Sue Forster-Cox, professor and online coordinator in the Department of Public Health Sciences, said, “It wasn’t until we got into that building, under one roof, that we felt like a college.”

Before the building opened, CHSS had its three departments scattered throughout campus.

Rao recalled having an office in Breland Hall and conducting class in the activity center when she joined CHSS in 1996. When Forster-Cox started working for the college in 2002, she said her office was based in the Academic Research Building complex, where public health students shared one classroom.
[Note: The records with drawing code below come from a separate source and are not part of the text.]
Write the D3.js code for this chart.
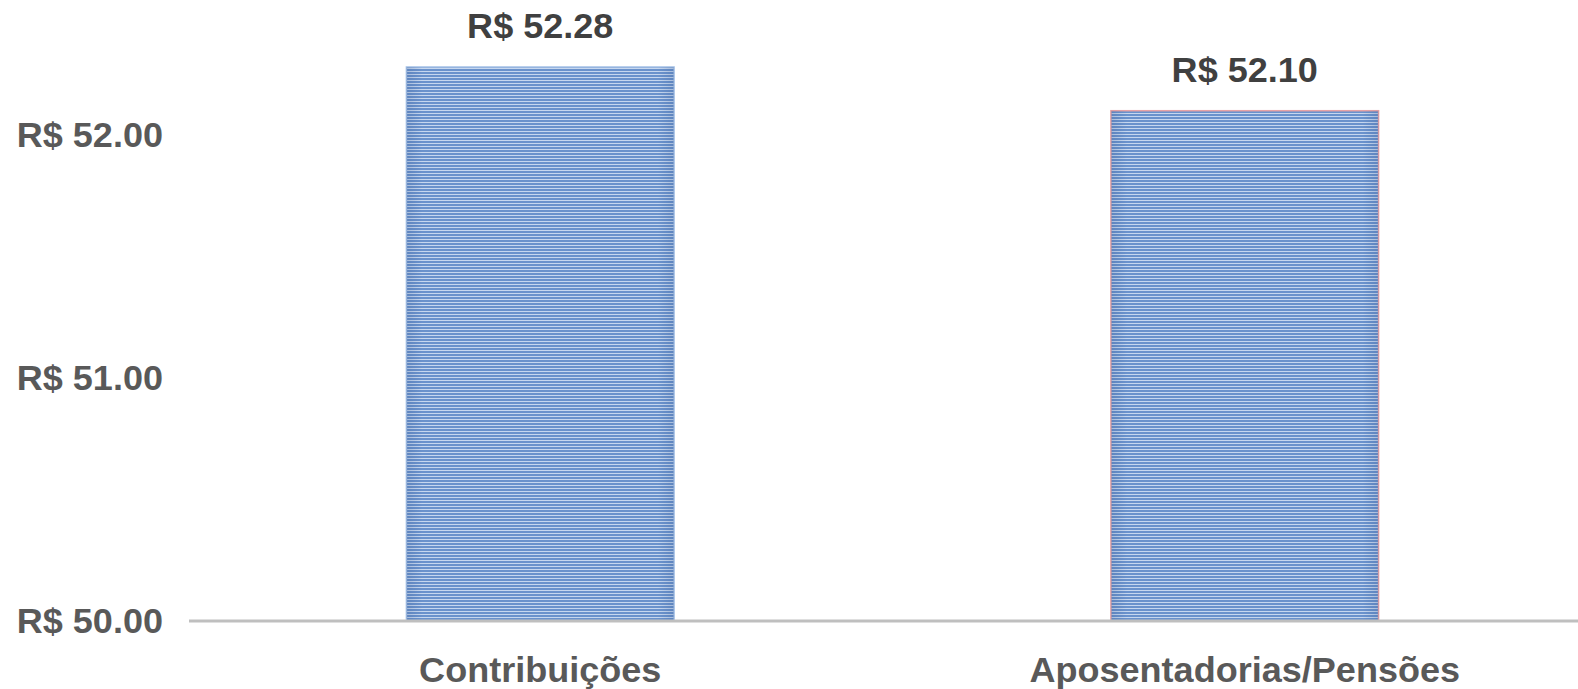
<!DOCTYPE html>
<html>
<head>
<meta charset="utf-8">
<script src="https://cdn.jsdelivr.net/npm/d3@7"></script>
<style>
  body { margin: 0; background: #fff; }
  svg { display: block; }
  text { font-family: "Liberation Sans", Arial, sans-serif; font-weight: bold; }
</style>
</head>
<body>
<svg id="chart"></svg>
<script>
width = 1578;
height = 689;

// data
var categories = ['Contribuições', 'Aposentadorias/Pensões'];
var values = [52.28, 52.10];
var yTicks = [50, 51, 52];
var borders = ['#a9c4e8', '#e7a3a6'];

var fontSize = 35;
var stretch = 1.03;

var svg = d3.select('#chart')
	.attr('width', width)
	.attr('height', height);

var x = d3.scaleBand()
	.domain(categories)
	.range([188, 1597])
	.paddingInner(0.62)
	.paddingOuter(0.31);

var y = d3.scaleLinear()
	.domain([50, 52.5])
	.range([621, 621 - 2.5 * 243]);

var fmt = d => 'R$ ' + d3.format('.2f')(d);

// stripe pattern + edge shading
var defs = svg.append('defs');
var pat = defs.append('pattern')
	.attr('id', 'stripes')
	.attr('patternUnits', 'userSpaceOnUse')
	.attr('width', 6)
	.attr('height', 3);
pat.append('rect').attr('width', 6).attr('height', 3).attr('fill', '#c6d7ef');
pat.append('rect').attr('width', 6).attr('height', 2).attr('fill', '#6a92cc');

var grad = defs.append('linearGradient')
	.attr('id', 'edges')
	.attr('x1', 0).attr('x2', 1).attr('y1', 0).attr('y2', 0);
[[0, 0.2], [0.06, 0], [0.94, 0], [1, 0.2]].forEach(function(s){
	grad.append('stop')
		.attr('offset', s[0])
		.attr('stop-color', '#2d4f8a')
		.attr('stop-opacity', s[1]);
});

// bars
var bars = svg.append('g');
bars.selectAll('rect.bar')
	.data(categories)
	.join('rect')
		.attr('class', 'bar')
		.attr('x', d => x(d))
		.attr('y', (d, i) => y(values[i]))
		.attr('width', x.bandwidth())
		.attr('height', (d, i) => y(50) - y(values[i]))
		.attr('fill', 'url(#stripes)')
		.attr('stroke', (d, i) => borders[i])
		.attr('stroke-width', 1.5);
bars.selectAll('rect.shade')
	.data(categories)
	.join('rect')
		.attr('class', 'shade')
		.attr('x', d => x(d))
		.attr('y', (d, i) => y(values[i]))
		.attr('width', x.bandwidth())
		.attr('height', (d, i) => y(50) - y(values[i]))
		.attr('fill', 'url(#edges)');

// axis line
svg.append('line')
	.attr('x1', 189)
	.attr('x2', width)
	.attr('y1', y(50))
	.attr('y2', y(50))
	.attr('stroke', '#bfbfbf')
	.attr('stroke-width', 3);

// y tick labels
svg.append('g')
	.selectAll('text')
	.data(yTicks)
	.join('text')
		.attr('transform', d => `translate(163, ${y(d) + 12}) scale(${stretch}, 1)`)
		.attr('text-anchor', 'end')
		.attr('font-size', fontSize)
		.attr('fill', '#595959')
		.text(fmt);

// category labels
svg.append('g')
	.selectAll('text')
	.data(categories)
	.join('text')
		.attr('transform', d => `translate(${x(d) + x.bandwidth() / 2}, 682) scale(${stretch}, 1)`)
		.attr('text-anchor', 'middle')
		.attr('font-size', fontSize)
		.attr('fill', '#595959')
		.text(d => d);

// value labels
svg.append('g')
	.selectAll('text')
	.data(categories)
	.join('text')
		.attr('transform', (d, i) => `translate(${x(d) + x.bandwidth() / 2}, ${y(values[i]) - 29}) scale(${stretch}, 1)`)
		.attr('text-anchor', 'middle')
		.attr('font-size', fontSize)
		.attr('fill', '#404040')
		.text((d, i) => fmt(values[i]));
</script>
</body>
</html>
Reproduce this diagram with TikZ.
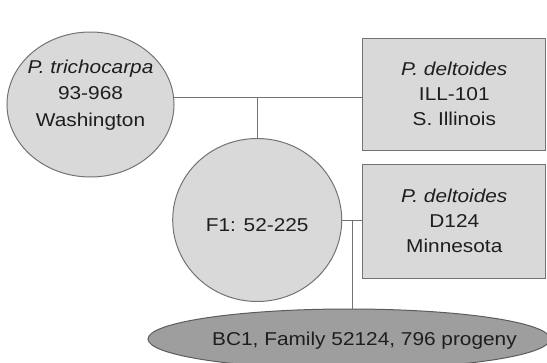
\documentclass[tikz,border=0pt]{standalone}
\usepackage{fontspec}
\setmainfont{Liberation Sans}[FakeStretch=1.12]
\usetikzlibrary{shapes.geometric,calc}
\definecolor{lightfill}{RGB}{217,217,217}
\definecolor{darkfill}{RGB}{158,158,158}
\definecolor{edgegray}{RGB}{115,115,115}
\definecolor{inkgray}{RGB}{30,30,30}
\begin{document}
\begin{tikzpicture}[x=1pt, y=-1pt, text=inkgray,
                    main node/.style={ellipse,draw=edgegray,fill=lightfill,line width=1pt,inner sep=0pt},
                    box node/.style={rectangle,draw=edgegray,fill=lightfill,line width=1pt,minimum width=183pt,
                                     align=center,font=\fontsize{18.6}{25}\selectfont},
                    txt/.style={align=center,font=\fontsize{18.6}{26.5}\selectfont},
                    link/.style={draw=edgegray,line width=1pt}]

  \clip (0,0) rectangle (547,362);

  \node[main node,minimum width=167pt,minimum height=145pt,
        label={[txt,yshift=9.5pt]center:{\textit{P. trichocarpa}\\93-968\\Washington}}] (1) at (90.5,104.5) {};
  \node[box node,minimum height=112pt] (2) at (454.3,94.2) {\textit{P. deltoides}\\ILL-101\\S. Illinois};
  \node[main node,minimum width=169pt,minimum height=163pt,
        label={[txt,yshift=-5pt]center:F1: 52-225}] (3) at (257.2,220) {};
  \node[box node,minimum height=114pt] (4) at (454.3,221.3) {\textit{P. deltoides}\\D124\\Minnesota};
  \node[main node,fill=darkfill,draw=edgegray!80!black,minimum width=402pt,minimum height=60pt,
        label={[txt,xshift=15.5pt,yshift=-2pt]center:{BC1, Family 52124, 796 progeny}}] (5) at (349,339) {};

  \draw[link] (1.5) -- (1.5 -| 2.west);
  \draw[link] (3.north) -- (3.north |- 1.5);
  \draw[link] (3.east) -- (3.east -| 4.west);
  \coordinate (m) at ($(3.east)!.5!(3.east -| 4.west)$);
  \draw[link] (m) -- (m |- 5.north);

\end{tikzpicture}
\end{document}
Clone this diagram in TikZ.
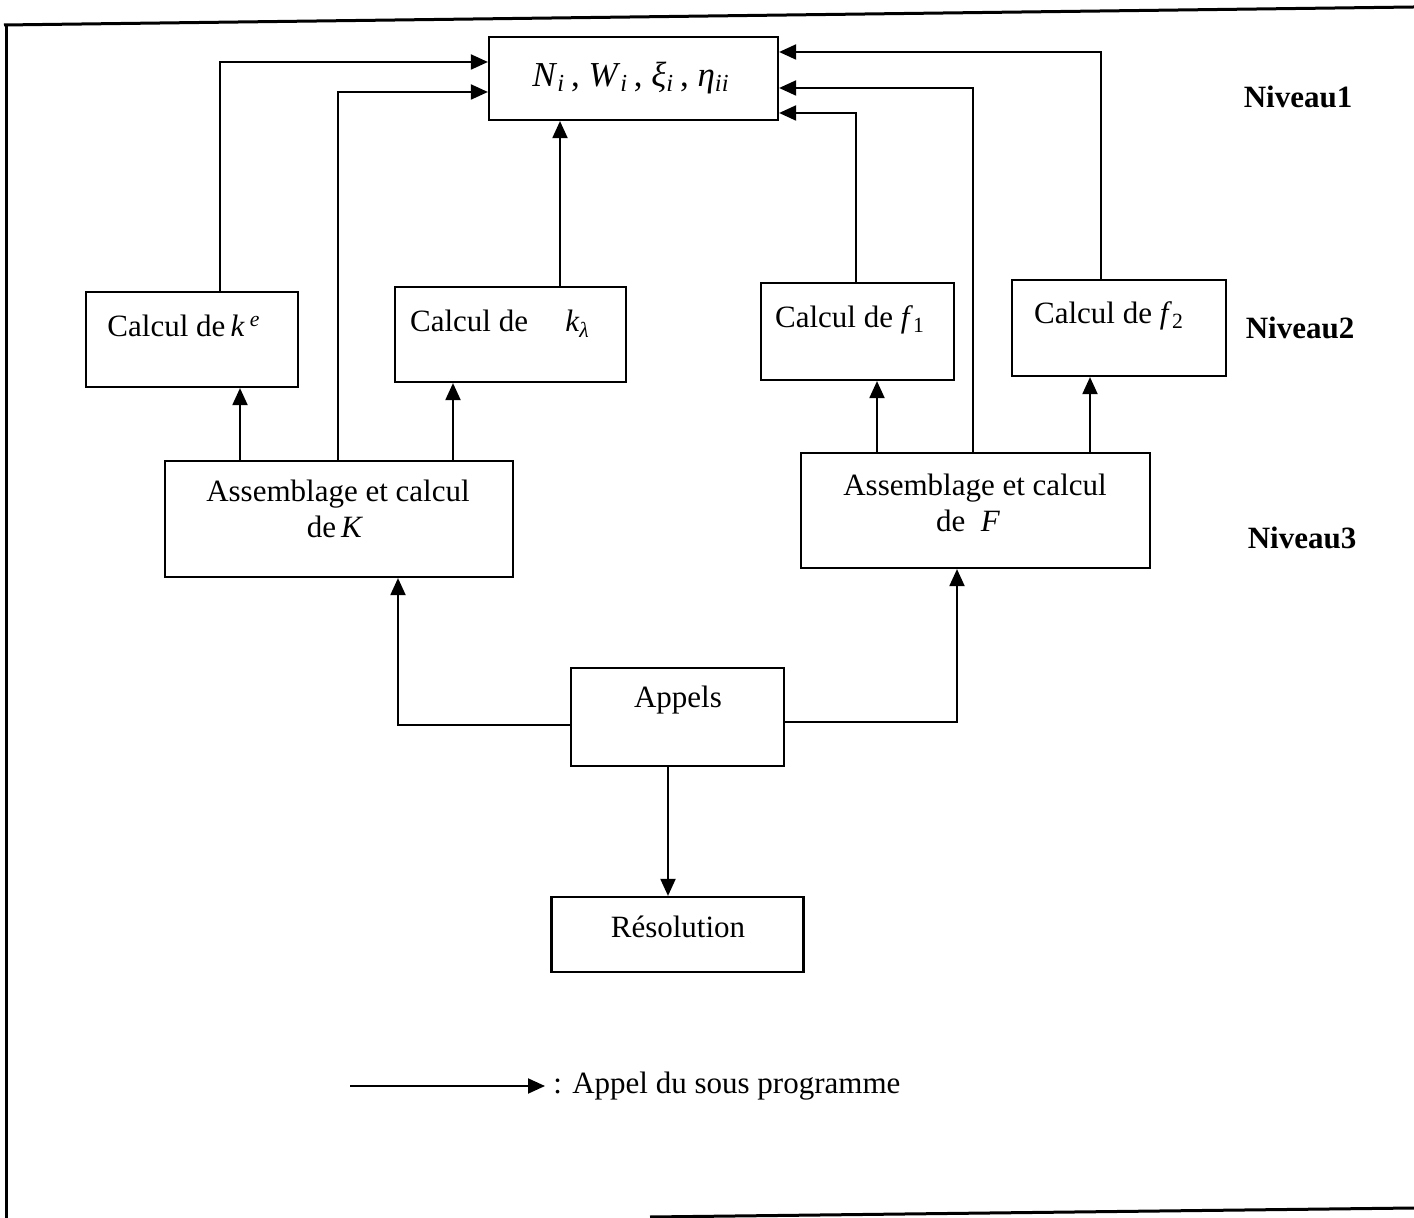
\documentclass[tikz,border=0pt]{standalone}
\usepackage{fontspec}
\setmainfont{Liberation Serif}
\usetikzlibrary{arrows.meta}
\newcommand\mvar[1]{\textit{#1}}
\newcommand\msub[1]{\textsubscript{\itshape #1}}
\newcommand\msubup[1]{\textsubscript{#1}}
\newcommand\msup[1]{\textsuperscript{\itshape #1}}
\tikzset{
  bx/.style={draw, line width=1.1pt, inner sep=0pt},
  txt/.style={inner sep=0pt, font=\fontsize{15.5}{18}\selectfont},
  lvl/.style={inner sep=0pt, font=\fontsize{15.5}{18}\selectfont\bfseries},
  arr/.style={line width=1pt, -{Triangle[length=8.5pt,width=7.5pt]}},
  frame/.style={line width=1.5pt}
}
\begin{document}
\begin{tikzpicture}[x=0.5pt,y=-0.5pt]
\useasboundingbox (0,0) rectangle (1414,1218);
% frame of the scanned page
\draw[frame] (4,25) -- (1414,7);
\draw[frame] (6,25) -- (6,1218);
\draw[frame] (650,1217) -- (1414,1208);

% boxes
\node[bx, minimum width=144.5pt, minimum height=41.5pt] (N)  at (633.5,78.5) {};
\node[bx, minimum width=106pt,   minimum height=47.5pt] (ke) at (192,339.5) {};
\node[bx, minimum width=115.5pt, minimum height=47.5pt] (kl) at (510.5,334.5) {};
\node[bx, minimum width=96.5pt,  minimum height=48.5pt] (f1) at (857.5,331.5) {};
\node[bx, minimum width=107pt,   minimum height=48pt]   (f2) at (1119,328) {};
\node[bx, minimum width=174pt,   minimum height=58pt]   (AK) at (339,519) {};
\node[bx, minimum width=174.5pt, minimum height=57.5pt] (AF) at (975.5,510.5) {};
\node[bx, minimum width=106.5pt, minimum height=49pt]   (Ap) at (677.5,717) {};
\node[bx, minimum width=126pt,   minimum height=37.5pt] (Re) at (677.5,934.5) {};

% texts
\node[txt, font=\fontsize{17.5}{20}\selectfont] (tN) at (631,78) {\mvar{N}\msub{i}\,, \mvar{W}\msub{i}\,, \mvar{ξ}\msub{i}\,, \mvar{η}\msub{ii}};
\node[txt, anchor=base] (tke) at (184,337) {Calcul de\,\mvar{k}\,\msup{e}};
\node[txt, anchor=base] (tkl) at (500,332) {Calcul de\hspace{1.2em}\mvar{k}\msub{λ}};
\node[txt, anchor=base] (tf1) at (850,328) {Calcul de \mvar{f}\msubup{1}};
\node[txt, anchor=base] (tf2) at (1109,324) {Calcul de \mvar{f}\msubup{2}};
\node[txt, anchor=base] (tAK1) at (338,502) {Assemblage et calcul};
\node[txt, anchor=base] (tAK2) at (335,538) {de\,\mvar{K}};
\node[txt, anchor=base] (tAF1) at (975,496) {Assemblage et calcul};
\node[txt, anchor=base] (tAF2) at (968,532) {de \ \mvar{F}};
\node[txt, anchor=base] (tAp) at (678,708) {Appels};
\node[txt, anchor=base] (tRe) at (678,937) {Résolution};
\node[lvl, anchor=base] (n1) at (1298,108) {Niveau1};
\node[lvl, anchor=base] (n2) at (1300,339) {Niveau2};
\node[lvl, anchor=base] (n3) at (1302,549) {Niveau3};

% connectors to level 1
\draw[arr] ([xshift=14pt]ke.north) |- ([yshift=8.25pt]N.west);
\draw[arr] ([xshift=-0.5pt]AK.north) |- ([yshift=-6.75pt]N.west);
\draw[arr] ([xshift=24.75pt]kl.north) -- ([xshift=-36.75pt]N.south);
\draw[arr] ([xshift=-0.75pt]f1.north) |- ([yshift=-17.25pt]N.east);
\draw[arr] ([xshift=-1.25pt]AF.north) |- ([yshift=-4.75pt]N.east);
\draw[arr] ([xshift=-9pt]f2.north) |- ([yshift=13.25pt]N.east);
% level 3 to level 2
\draw[arr] ([xshift=-49.5pt]AK.north) -- ([xshift=24pt]ke.south);
\draw[arr] ([xshift=57pt]AK.north) -- ([xshift=-28.75pt]kl.south);
\draw[arr] ([xshift=-49.25pt]AF.north) -- ([xshift=9.75pt]f1.south);
\draw[arr] ([xshift=57.25pt]AF.north) -- ([xshift=-14.5pt]f2.south);
% from Appels
\draw[arr] ([yshift=-4pt]Ap.west) -| ([xshift=29.5pt]AK.south);
\draw[arr] ([yshift=-2.5pt]Ap.east) -| ([xshift=-9.25pt]AF.south);
\draw[arr] ([xshift=-4.75pt]Ap.south) -- ([xshift=-4.75pt]Re.north);

% legend
\coordinate (la) at (350,1086);
\coordinate (lb) at (545,1086);
\draw[arr] (la) -- (lb);
\node[txt, anchor=base west] (lt) at (553,1093) {: Appel du sous programme};
\end{tikzpicture}
\end{document}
And for years, the nursing lab, now housed in the state-of-the-art Skills and Simulation Center, was in the basement of Breland Hall.

“We had a small lab made of donated equipment, and we would put together laboratory experiences for students,” said former nursing professor Karen Hand, who retired from NMSU in 2017 after a 28-year career in the School of Nursing. “Now, there’s a new lab, which is amazing. The scenarios will adapt as students make decisions in the lab.”

In the decades since its founding, CHSS has experienced steady growth in student enrollment, thanks to distance and online education, as well as the addition of innovative programs, including graduate programs in social work and public health and a Ph.D. program in nursing.

“We have been one of the most resilient colleges at NMSU,” Rao said. “We’ve gone through ups and downs, but we’ve always believed in ourselves and tried to make a difference in our communities and with our students.”

To celebrate its success, CHSS will host a 40th-anniversary dinner from 5:30-8 p.m. Thursday, Oct. 3, at the Las Cruces Convention Center, 680 E. University Ave.

It will then host a breakfast for faculty, alumni and friends from 9:30-11 a.m. Friday, Oct. 4, at Traders Plaza between the HSS Building and Business Complex. Afterward, students will give tours of the HSS Building from 11 a.m.-noon.

Later that afternoon, Debra Hagler, a two-time CHSS graduate and the college’s 2019 Distinguished Alumni Award recipient, will speak from 4-5 p.m. in the HSS Auditorium, Room 101A.